In an open letter to Apple CEO Steve Jobs, Hong Kong-based Students and Scholars Against Corporate Misbehavior (SACOM) said he should personally intervene to improve wages and worker rights at Foxconn.
Apple, the world's biggest technology company by market capitalisation, and Foxconn made headlines after a number of young workers committed suicide, which labour groups and unions have attributed to the long hours of repetitive work for very low income.
On Tuesday 8 June, SACOM organised protests outside Apple stores and the shareholder meeting of Foxconn's parent company Hon Hai Precision Industry Co. The same day Apple announced a new model iPhone, SACOM penned an open letter to Jobs and declared an international day of remembrance for the workers who have died at the Foxconn factory.
The letter claimed that pricing agreements secured by Apple and other vendors have contributed to the poor conditions in Foxconn factories, where workers have committed suicide.
"Industry sources suggest that Apple awarded 2009 iPhone orders to Foxconn when Foxconn agreed to sell parts at 'zero profit'," SACOM wrote. "Under the direct pressure of Apple and other buyers, Foxconn pays production line workers at its Shenzhen plant only 900 yuan (AU$159) a month for a 40-hour week.
"This subsistence level wage is not enough to meet workers' needs and compels workers to work up to 100 hours of overtime a month."
"They submit themselves to management scrutiny on the job, and their low income and limited free time restricts their options outside of work. The result is a community of people under intense stress with few resources where it is much more likely for people to succumb to feelings of powerlessness and depression.
"This is, we believe, the source of pressure behind the recent suicides."
ZDNet Australia has contacted Apple for comment, but had not received a response at the time of writing.
To improve the enforcement of workers' rights, SACOM has called on Apple to raise unit prices of orders and revise purchasing practices, including its supplier code of conduct.
"The iPhone, iPad and other Apple gadgets sell for hundreds of US dollars. Does Apple believe consumers prefer an 'acceptable' level of suicide over spending a little more to give workers a life they find worth living?

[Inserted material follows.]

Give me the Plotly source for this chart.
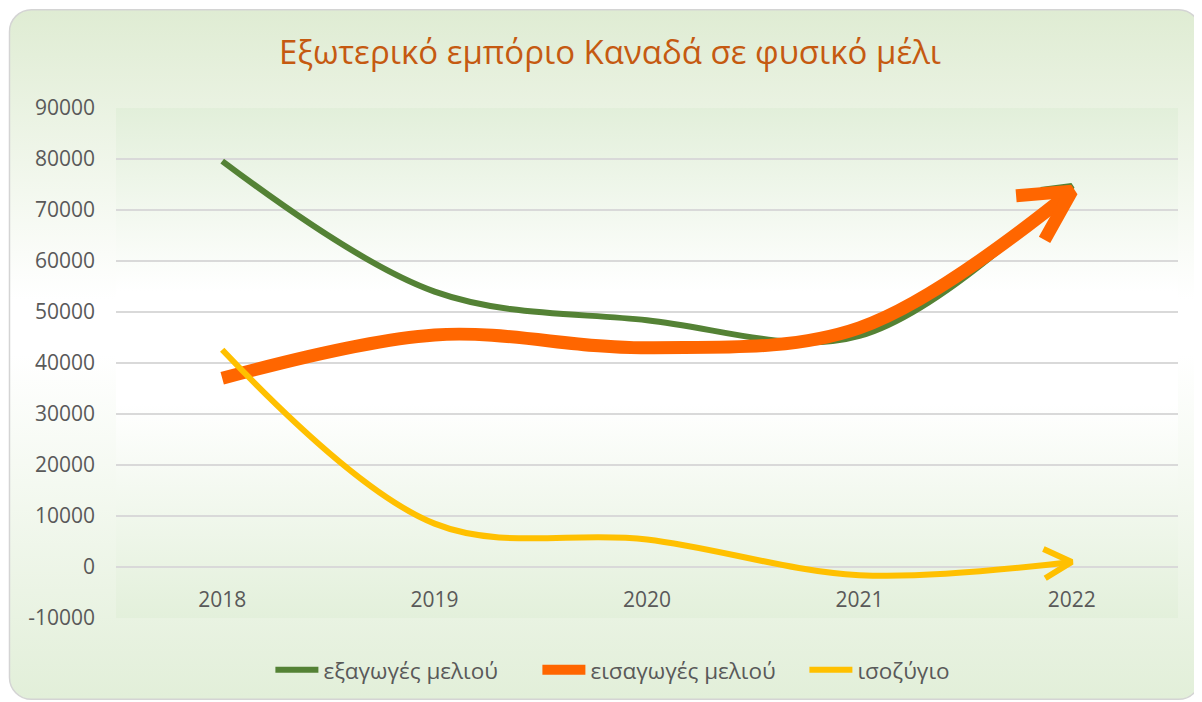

"We propose that this reform should rest on the building block of workers' involvement in decisions that concern them."
SACOM also took aim at Foxconn and called for an independent review of its management systems and overtime agreements.
"No where does Chinese law give Foxconn, its employees or Apple the right to 'agree' to ignore elements of the law they do not like.
"Foxconn employs 420,000 people only in Shenzhen; 800,000 in China. If Foxconn's 420,000 Shenzhen employees reduce hours from only a 60-hour work week to fully comply with Chinese law, Foxconn would need to hire close to 100,000 more people!"
However, Foxconn chairman Terry Gou told attendees at the company's shareholder meeting that no laws had been broken.
Gou cited data from the Taiwan Suicide Prevention Center that said most of the workers who committed or attempted suicide had romantic or family relationships, while three had psychological problems, Bloomberg reported.